National Infrastructure Commission (NIC) chair Sir John Armitt has outlined four key tests for the Government's national infrastructure strategy, expected to be unveiled at this year's Spending Review.
He has written to the chancellor calling for 'a once-in-a-generation transformation of the UK’s transport, energy and technology networks'.
The NIC's plans must be costed within a fiscal remit of 1 to 1.2% of GDP a year.
The key tests are:
- A long-term perspective – the strategy must set out the Government’s expectations for infrastructure funding and policy up to 2050;
- Clear goals and plans to achieve them – this should include clear deadlines and identified owners, to ensure the Commission can easily check progress;
- A firm funding commitment – the Government should commit to providing funding in line with the upper limit of the agreed guideline: 1.2% of GDP a year invested in infrastructure;
- A genuine commitment to change – recommendations such as devolving funding for urban transport to cities and a national standard for flood resilience are fundamental policy changes, and 'the strategy needs to respond in the same spirit'
Sir John Armitt
Sir John warned: 'The Government must not deliver a weak strategy that pays only lip service to our recommendations. We don’t want to hear vague promises and a restatement of existing commitments.
'These four tests represent our minimum requirements ahead of this autumn’s Spending Review for determining the effectiveness of the government’s response. We’ve seen positive steps from government in adopting our recommendations on reducing water leakage and tackling waste. But those were the easy wins.
'Real change is required if we are to boost our economic prosperity and quality of life up to 2050. That requires the government’s National Infrastructure Strategy to be bold and transformative and commit to major changes like devolving funding for cities transport.'
The Government backtracked on giving the NIC statutory status, however Sir John has insisted it would still hold the Government’s 'feet to the fire' in the lead up the Spending Review, which will allocate funding to departments for the 2020−21 financial year, and possibly beyond.
The Commission published the country’s first National Infrastructure Assessment last year - it is required to produce such a report every Parliament - providing detailed recommendations for the future of the UK’s energy, transport, water and technology networks.
The Government is required to formally respond with its own strategy. Where it rejects the NIC's recommendations ministers must provide a clear reason why.

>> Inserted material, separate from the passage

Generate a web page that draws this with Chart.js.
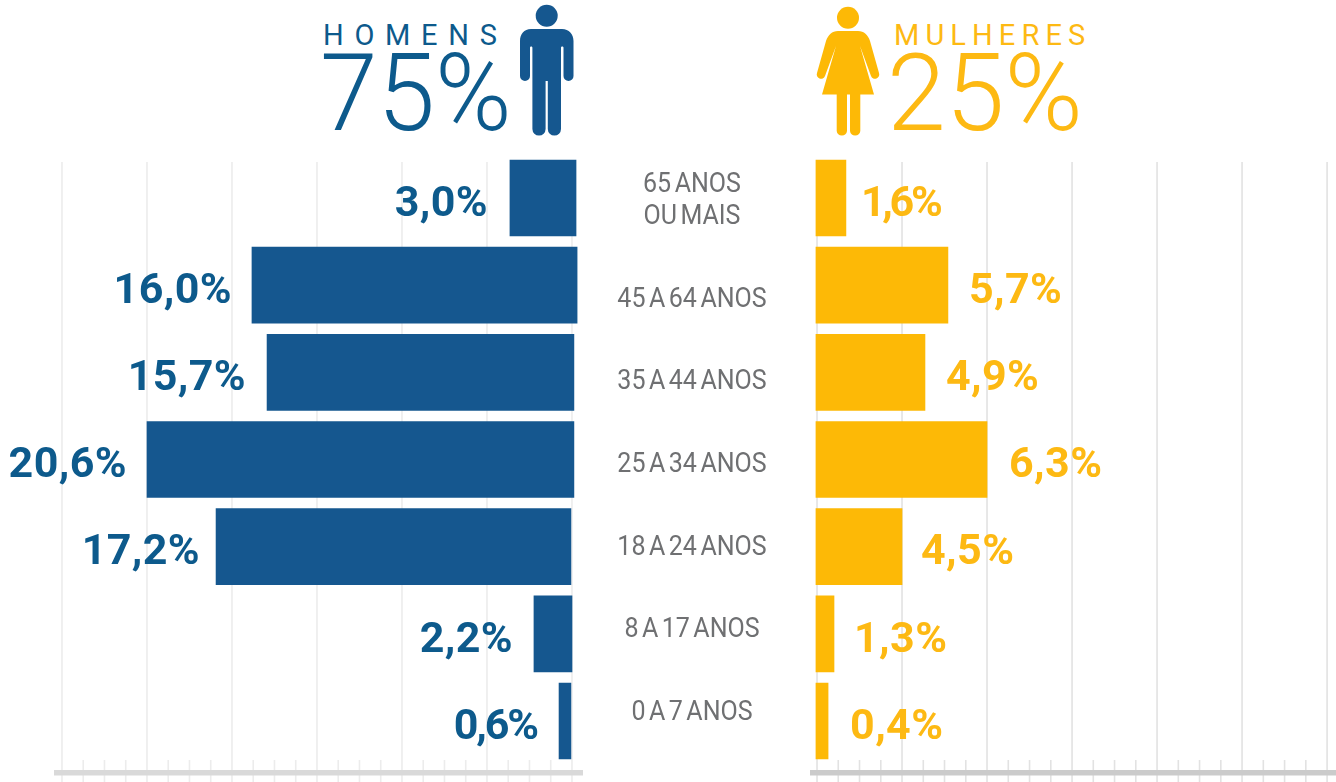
<!DOCTYPE html>
<html lang="pt">
<head>
<meta charset="utf-8">
<title>Homens e mulheres por faixa etária</title>
<script src="https://cdn.jsdelivr.net/npm/chart.js@4"></script>
<style>
html,body{margin:0;padding:0;background:#fff;width:1336px;height:782px;overflow:hidden}
canvas{position:absolute;top:0}
.t{position:absolute;white-space:nowrap;line-height:1;font-family:Roboto,sans-serif;transform-origin:0 0}
.cat{position:absolute;left:592px;width:200px;text-align:center;color:#6f7072;font:400 27.5px/32px Roboto,sans-serif;white-space:pre;word-spacing:-3px;transform:scaleX(.91);transform-origin:50% 50%}
svg{position:absolute;left:0;top:0}
</style>
</head>
<body>
<div class="t" id="hL" style="left:323px;top:21px;color:#0d5a8c;font-size:29px;font-weight:400;letter-spacing:10.7px">HOMENS</div>
<div class="t" id="hV" style="left:320px;top:39px;color:#0d5a8c;font-size:108px;font-weight:300;transform:scaleX(.96)">75%</div>
<div class="t" id="mL" style="left:894px;top:21px;color:#fdb913;font-size:29px;font-weight:400;letter-spacing:6.1px">MULHERES</div>
<div class="t" id="mV" style="left:887px;top:39px;color:#fdb913;font-size:108px;font-weight:300;transform:scaleX(.98)">25%</div>
<svg width="1336" height="782" viewBox="0 0 1336 782">
  <g fill="#15578f">
    <circle cx="546.7" cy="15.7" r="11"/>
    <path d="M531 29H562C569 29 573.5 34 573.5 41V76A5 5 0 0 1 563.5 76V47.5C563.5 46 561 46 561 47.5V129A6.6 6.6 0 0 1 547.8 129V81H545.6V129A6.6 6.6 0 0 1 532.4 129V47.5C532.4 46 530 46 530 47.5V76A5 5 0 0 1 520 76V41C520 34 524 29 531 29Z"/>
  </g>
  <g fill="#fdb906">
    <circle cx="848" cy="17.7" r="11"/>
    <path d="M838 31H858C864 31 868 35 870 41L879 73A4.2 4.2 0 0 1 871 76L860 46L874 94.5H860.3V131A5.2 5.2 0 0 1 850 131V94.5H847V131A5.2 5.2 0 0 1 836.7 131V94.5H822L836 46L825 76A4.2 4.2 0 0 1 817 73L826 41C828 35 832 31 838 31Z"/>
  </g>
</svg>
<canvas id="men" style="left:0"></canvas>
<canvas id="women" style="left:600px"></canvas>
<script>
const categories = ["65 ANOS\nOU MAIS","45 A 64 ANOS","35 A 44 ANOS","25 A 34 ANOS","18 A 24 ANOS","8 A 17 ANOS","0 A 7 ANOS"];
const menShare = ["3,0%","16,0%","15,7%","20,6%","17,2%","2,2%","0,6%"];
const womenShare = ["1,6%","5,7%","4,9%","6,3%","4,5%","1,3%","0,4%"];
// Bar extents (one axis unit = one minor tick).
const menBarStart = [-0.19,-0.24,-0.09,-0.09,0.05,0,0.05];
const menBarEnd = [2.92,15.06,14.35,20.0,16.75,1.79,0.61];
const womenBarStart = [-0.05,-0.05,-0.05,-0.05,-0.05,-0.05,-0.05];
const womenBarEnd = [1.36,6.16,5.08,8.0,4.0,0.8,0.52];
const axisTicks = [0,1,2,3,4,5,6,7,8,9,10,11,12,13,14,15,16,17,18,19,20,21,22,23,24];

const pair = (a,b)=>a.map((v,i)=>[v,b[i]]);
const BLUE='#15578f', YELLOW='#fdb906';

categories.forEach((c,i)=>{
  const d=document.createElement('div');
  d.className='cat'; d.textContent=c;
  const tops=[167,282,364,447,530,612,695];
  d.style.top=tops[i]+'px';
  document.body.appendChild(d);
});

function axisPlugin(gridColor,bandColor){
  return {
    id:'axisDecor',
    beforeDatasetsDraw(chart){
      const x=chart.scales.x, c=chart.ctx, a=chart.chartArea;
      c.save();
      c.lineWidth=1.6;
      c.strokeStyle=gridColor;
      axisTicks.forEach(t=>{
        const p=x.getPixelForValue(t);
        c.beginPath();
        c.moveTo(p,t%4===0?162:760);
        c.lineTo(p,782);
        c.stroke();
      });
      c.fillStyle=bandColor;
      c.fillRect(a.left,770,a.right-a.left,5.5);
      c.restore();
    }
  };
}
function labelPlugin(texts,color,gaps,tracking,side){
  return {
    id:'valueLabels',
    afterDatasetsDraw(chart){
      const c=chart.ctx, x=chart.scales.x, y=chart.scales.y;
      const ends=chart.data.datasets[0].data;
      c.save();
      c.fillStyle=color;
      c.font='700 43px Roboto, sans-serif';
      c.textBaseline='middle';
      c.textAlign=side<0?'right':'left';
      texts.forEach((t,i)=>{
        c.letterSpacing=tracking[i]+'px';
        c.fillText(t,x.getPixelForValue(ends[i][1])+side*gaps[i],y.getPixelForValue(i)+7);
      });
      c.restore();
    }
  };
}
function build(id,w,h,pad,starts,ends,color,reverse,min,max,plugins){
  const cv=document.getElementById(id);
  cv.width=w;cv.height=h;cv.style.width=w+'px';cv.style.height=h+'px';
  return new Chart(cv,{
    type:'bar',
    data:{labels:categories,datasets:[{data:pair(starts,ends),backgroundColor:color,borderWidth:0,barThickness:76,borderSkipped:false}]},
    options:{
      indexAxis:'y',responsive:false,animation:false,
      layout:{padding:pad},
      plugins:{legend:{display:false},tooltip:{enabled:false}},
      scales:{
        x:{type:'linear',display:false,reverse,min,max},
        y:{type:'category',display:false,offset:true}
      }
    },
    plugins
  });
}
build('men',600,782,{left:54,right:17,top:154.4,bottom:17.4},menBarStart,menBarEnd,BLUE,true,-0.518,24.376,
  [axisPlugin('#ececec','#d9d9d9'),labelPlugin(menShare,'#0d5a8c',[22,20,21,20,16,21,22],[0.4,0.4,0.4,0.4,0.4,0.4,-2.1],-1)]);
build('women',736,782,{left:210,right:0,top:154.4,bottom:17.4},womenBarStart,womenBarEnd,YELLOW,false,-0.33,24.42,
  [axisPlugin('#e2e2e2','#cbcbcb'),labelPlugin(womenShare,'#fdb913',[15,21,21,22,19,20,22],[-3.3,0.4,0.4,0.4,0.4,0.4,0.4],1)]);
</script>
</body>
</html>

NIC's recommendations include calls for a 'national, visible charging network for electric vehicles through subsidies in areas where the private sector won’t deliver in the short term, and through councils allocating a portion of their parking spaces for future charging points'.
It has also called for additional powers and £43bn funding between now and 2040 to city leaders to develop strategies for improving their local transport networks and delivering new job opportunities and homes.